Task details ▸ Compute the number of lines that include the string "this", then output that number and nothing else.

>> start Data shown

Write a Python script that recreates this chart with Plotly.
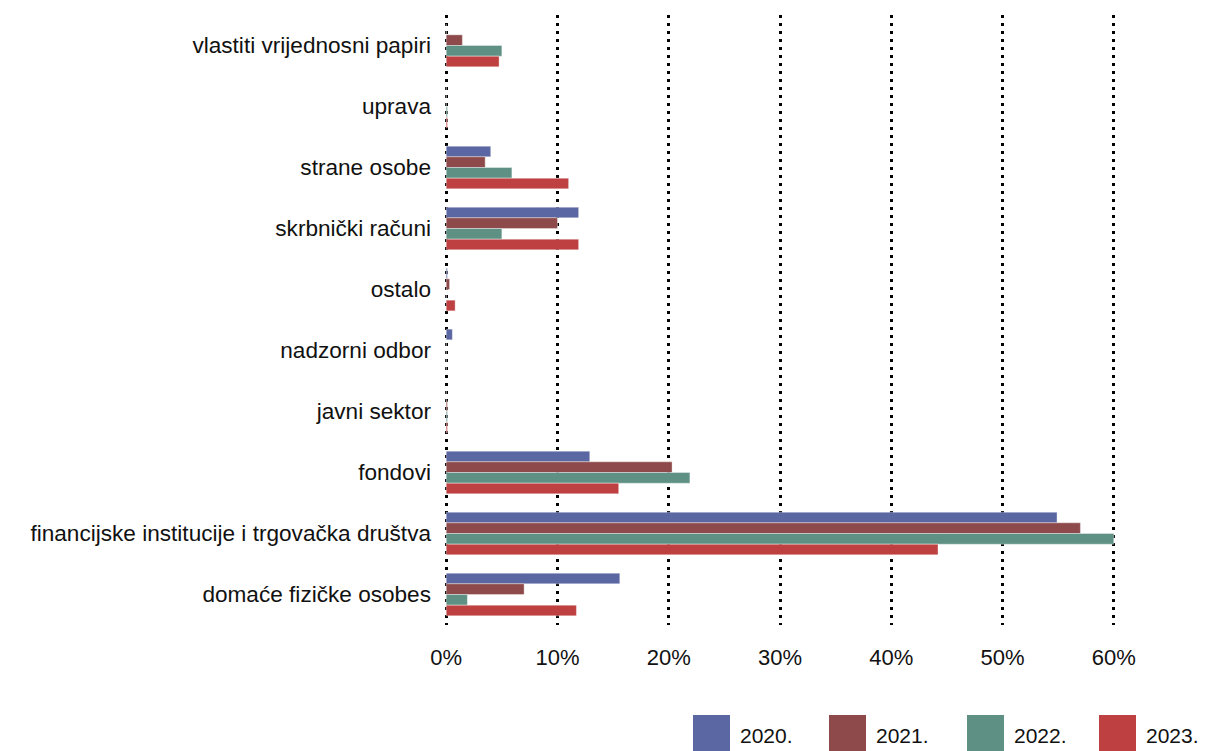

>> end Data shown
>> start Data shown

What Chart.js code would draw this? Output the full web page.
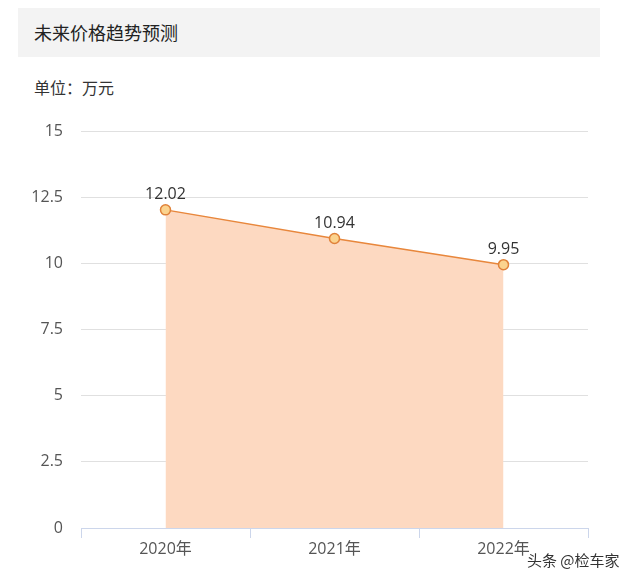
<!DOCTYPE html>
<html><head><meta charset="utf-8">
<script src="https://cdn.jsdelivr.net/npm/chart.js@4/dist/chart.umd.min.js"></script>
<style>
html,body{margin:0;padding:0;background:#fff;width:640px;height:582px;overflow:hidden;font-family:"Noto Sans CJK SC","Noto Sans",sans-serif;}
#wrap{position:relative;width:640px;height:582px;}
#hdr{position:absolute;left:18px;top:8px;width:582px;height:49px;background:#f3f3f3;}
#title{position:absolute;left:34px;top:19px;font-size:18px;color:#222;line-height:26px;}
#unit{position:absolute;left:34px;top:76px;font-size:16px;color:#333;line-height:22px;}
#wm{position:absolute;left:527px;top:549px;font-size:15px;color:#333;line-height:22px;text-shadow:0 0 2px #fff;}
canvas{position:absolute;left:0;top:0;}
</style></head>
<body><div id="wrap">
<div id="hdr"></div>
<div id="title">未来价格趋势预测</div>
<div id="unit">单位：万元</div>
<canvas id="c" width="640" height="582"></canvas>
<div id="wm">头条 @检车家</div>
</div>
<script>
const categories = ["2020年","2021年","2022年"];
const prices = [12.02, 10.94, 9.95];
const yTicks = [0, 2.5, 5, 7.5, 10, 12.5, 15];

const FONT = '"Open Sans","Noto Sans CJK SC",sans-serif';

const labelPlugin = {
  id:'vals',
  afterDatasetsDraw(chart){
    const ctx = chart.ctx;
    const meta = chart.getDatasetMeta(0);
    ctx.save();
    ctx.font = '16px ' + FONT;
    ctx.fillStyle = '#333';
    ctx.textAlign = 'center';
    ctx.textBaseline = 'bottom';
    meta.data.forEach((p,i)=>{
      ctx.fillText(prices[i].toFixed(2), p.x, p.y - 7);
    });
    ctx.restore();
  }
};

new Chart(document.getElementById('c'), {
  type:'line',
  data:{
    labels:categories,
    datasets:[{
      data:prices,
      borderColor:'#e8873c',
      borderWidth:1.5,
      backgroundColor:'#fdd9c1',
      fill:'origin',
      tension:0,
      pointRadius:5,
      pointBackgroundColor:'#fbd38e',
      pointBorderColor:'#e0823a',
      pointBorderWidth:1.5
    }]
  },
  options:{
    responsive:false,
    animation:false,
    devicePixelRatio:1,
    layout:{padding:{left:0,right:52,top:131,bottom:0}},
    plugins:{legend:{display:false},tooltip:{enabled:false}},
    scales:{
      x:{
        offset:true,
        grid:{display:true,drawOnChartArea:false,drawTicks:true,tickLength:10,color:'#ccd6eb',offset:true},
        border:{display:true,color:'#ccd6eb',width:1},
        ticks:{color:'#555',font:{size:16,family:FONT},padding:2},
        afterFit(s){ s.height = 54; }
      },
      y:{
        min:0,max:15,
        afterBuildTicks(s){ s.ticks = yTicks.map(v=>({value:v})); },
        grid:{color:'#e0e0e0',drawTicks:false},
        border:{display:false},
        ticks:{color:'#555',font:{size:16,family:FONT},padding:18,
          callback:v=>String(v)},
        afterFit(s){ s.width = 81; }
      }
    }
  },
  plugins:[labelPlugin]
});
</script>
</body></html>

>> end Data shown
>> start Data shown

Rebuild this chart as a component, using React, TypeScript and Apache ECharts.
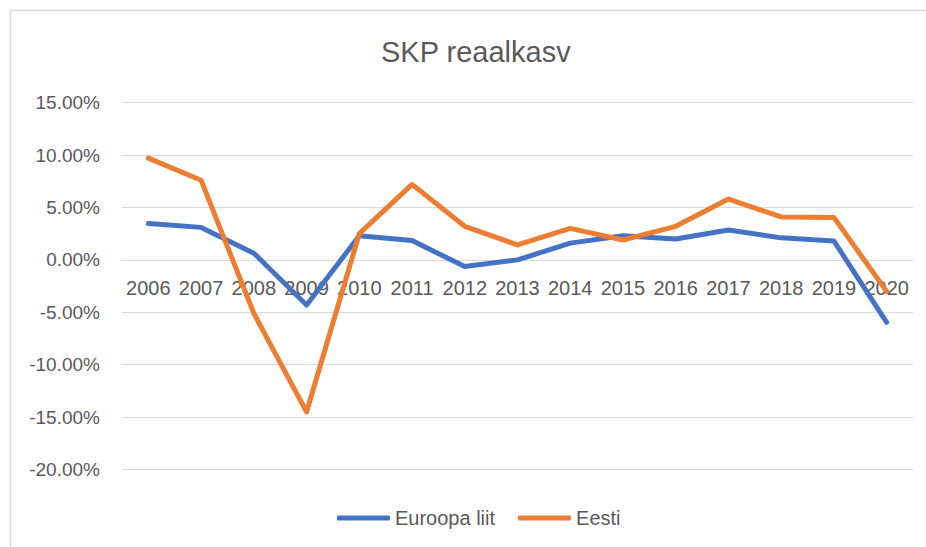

>> end Data shown

Output below ▸ 3